03.07.2008 - 10:43 AM

When Will North Korea Return Our Abductees? is the title of an op-ed in the Wall Street Journal today by Kyoko Nakayama, a special advisor to Japan’s prime minister.

She is referring, of course, to the seventeen Japanese nationals, most of them young women, known to have been kidnapped in the late 1970’s and early 1980’s, seized from streets and beaches in Japan and taken by submarine to North Korea to be used as tutors in a school for spies. Five of these abductees were returned to Japan in 2002, and Tokyo is still seeking information on the fate of the others.

Later this month a tremendously important book will be published in this country, The Reluctant Communist, by Charles Robert Jenkins, an American soldier who deserted to North Korea in 1965, and spent the next forty years in captivity there. Jenkins married one of the Japanese abductees and was allowed to leave for Japan in 2004, where he wrote his memoirs.

One of many significant facts he reports in his book is that not only Japanese citizens were abducted. The North Korean, he maintains, were seizing people from all across Asia, and also luring to a life of slavery unsuspecting people from Europe and the Arab world.

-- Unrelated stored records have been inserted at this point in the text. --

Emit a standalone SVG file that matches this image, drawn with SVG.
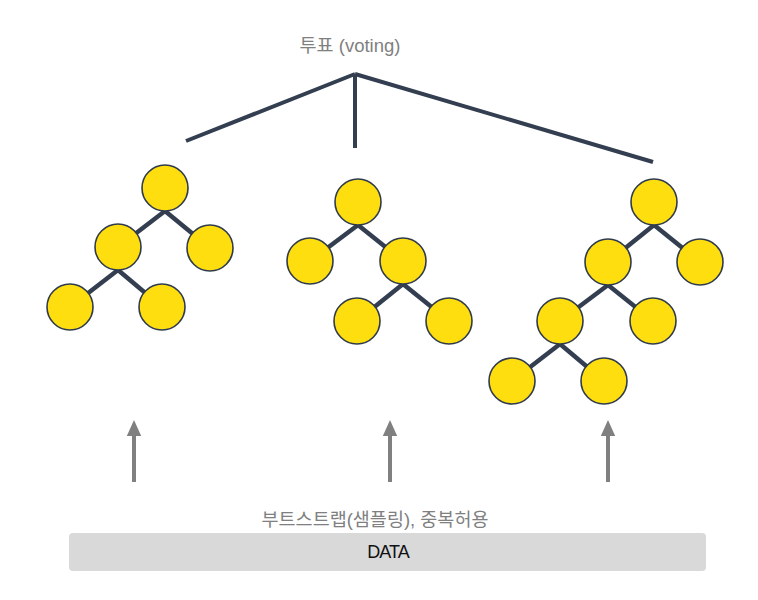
<svg xmlns="http://www.w3.org/2000/svg" width="758" height="600" viewBox="0 0 758 600">
<style>
.edge{stroke:#333f50;stroke-width:4.5;stroke-linecap:butt;fill:none}
.vote{stroke:#333f50;stroke-width:4;fill:none}
.node circle{fill:#ffde0f;stroke:#2f3b4c;stroke-width:1.6}
.arrow{stroke:#808080;stroke-width:4;fill:none}
.lbl{font-family:"Liberation Sans","Noto Sans CJK KR",sans-serif;font-size:18.5px;fill:#808080;text-anchor:middle}
.data{font-family:"Liberation Sans",sans-serif;font-size:18px;fill:#111;text-anchor:middle;letter-spacing:-0.9px}
</style>
<defs>
<marker id="ah" markerWidth="4" markerHeight="4" refX="2" refY="2" orient="auto" markerUnits="strokeWidth" viewBox="0 0 4 4">
<path d="M0,0.2 L4,2 L0,3.8 Z" fill="#808080"/>
</marker>
</defs>
<rect width="758" height="600" fill="#ffffff"/>
<g id="title"><text class="lbl" x="350" y="52">투표 (voting)</text></g>
<g id="connectors">
<line class="vote" x1="355" y1="74" x2="186" y2="141"/>
<line class="vote" x1="355" y1="74" x2="355" y2="148"/>
<line class="vote" x1="355" y1="74" x2="653" y2="162"/>
<line class="edge" x1="165" y1="211" x2="118" y2="247"/>
<line class="edge" x1="165" y1="211" x2="210" y2="248"/>
<line class="edge" x1="118" y1="270" x2="70" y2="307"/>
<line class="edge" x1="118" y1="270" x2="162" y2="307"/>
<line class="edge" x1="358" y1="225" x2="310" y2="261"/>
<line class="edge" x1="358" y1="225" x2="403" y2="261"/>
<line class="edge" x1="403" y1="284" x2="357" y2="321"/>
<line class="edge" x1="403" y1="284" x2="449" y2="321"/>
<line class="edge" x1="654" y1="225" x2="608" y2="262"/>
<line class="edge" x1="654" y1="225" x2="700" y2="262"/>
<line class="edge" x1="608" y1="285" x2="560" y2="321"/>
<line class="edge" x1="608" y1="285" x2="653" y2="321"/>
<line class="edge" x1="560" y1="344" x2="512" y2="381"/>
<line class="edge" x1="560" y1="344" x2="604" y2="381"/>
<line class="arrow" x1="134" y1="482" x2="134" y2="428" marker-end="url(#ah)"/>
<line class="arrow" x1="390" y1="482" x2="390" y2="428" marker-end="url(#ah)"/>
<line class="arrow" x1="608" y1="482" x2="608" y2="428" marker-end="url(#ah)"/>
</g>
<g id="tree1" class="node">
<circle cx="165" cy="188" r="23"/>
<circle cx="118" cy="247" r="23"/>
<circle cx="210" cy="248" r="23"/>
<circle cx="70" cy="307" r="23"/>
<circle cx="162" cy="307" r="23"/>
</g>
<g id="tree2" class="node">
<circle cx="358" cy="202" r="23"/>
<circle cx="310" cy="261" r="23"/>
<circle cx="403" cy="261" r="23"/>
<circle cx="357" cy="321" r="23"/>
<circle cx="449" cy="321" r="23"/>
</g>
<g id="tree3" class="node">
<circle cx="654" cy="202" r="23"/>
<circle cx="608" cy="262" r="23"/>
<circle cx="700" cy="262" r="23"/>
<circle cx="560" cy="321" r="23"/>
<circle cx="653" cy="321" r="23"/>
<circle cx="512" cy="381" r="23"/>
<circle cx="604" cy="381" r="23"/>
</g>
<g id="bootstrap"><text class="lbl" x="375" y="526">부트스트랩(샘플링), 중복허용</text></g>
<g id="data">
<rect x="69" y="533" width="637" height="38" rx="4" fill="#d9d9d9"/>
<text class="data" x="388" y="558">DATA</text>
</g>
</svg>
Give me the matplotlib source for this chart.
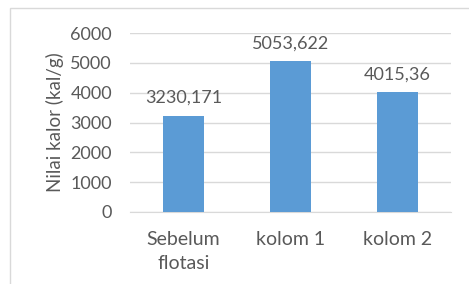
import matplotlib
matplotlib.use("Agg")
import matplotlib.pyplot as plt
from matplotlib.patches import Rectangle

categories = ["Sebelum\nflotasi", "kolom 1", "kolom 2"]
values = [3230.171, 5053.622, 4015.36]
y_ticks = [0, 1000, 2000, 3000, 4000, 5000, 6000]

text_color = "#595959"
bar_color = "#5B9BD5"
grid_color = "#D9D9D9"

plt.rcParams["font.family"] = ["Lato", "DejaVu Sans"]
plt.rcParams["font.size"] = 13

fig = plt.figure(figsize=(4.69, 2.84), dpi=100)
ax = fig.add_axes([130 / 469, 1 - 212 / 284, 321 / 469, 179 / 284])

# outer chart border (only left and top visible in the crop)
fig.patches.append(
    Rectangle((10 / 469, -0.5), 2, 0.5 + (1 - 8 / 284), transform=fig.transFigure,
              fill=False, edgecolor=grid_color, linewidth=1)
)

x = range(len(categories))
bars = ax.bar(x, values, width=0.39, color=bar_color, zorder=3)
ax.bar_label(bars, labels=[str(v).replace(".", ",") for v in values],
             padding=7, color=text_color, fontsize=13)

ax.set_xlim(-0.5, len(categories) - 0.5)
ax.set_ylim(0, 6000)
ax.set_yticks(y_ticks)
ax.set_xticks(list(x))
ax.set_xticklabels(categories, linespacing=1.5, fontsize=14)
ax.yaxis.grid(True, color=grid_color, linewidth=1, zorder=0)
ax.set_axisbelow(True)
for side in ["top", "right", "left"]:
    ax.spines[side].set_visible(False)
ax.spines["bottom"].set_color(grid_color)
ax.tick_params(axis="both", length=0, colors=text_color)
ax.tick_params(axis="y", pad=13)
ax.tick_params(axis="x", pad=14)
ax.set_ylabel("Nilai kalor (kal/g)", color=text_color, fontsize=13.5)
ax.yaxis.set_label_coords(-0.206, 0.5)

fig.savefig("out.png", dpi=100)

Attention has rightly been focused on the fate of the Japanese citizens whose lives were cruelly stolen from them. But these other victims of Pyongyang are also be in need of rescue. Even if rescue is impossible, which it is, they deserve an accounting. That too is likely to be impossible until the evil regime in North Korea is destroyed.

When will that day arrive? It is impossible to say, but tomorrow would not be too soon.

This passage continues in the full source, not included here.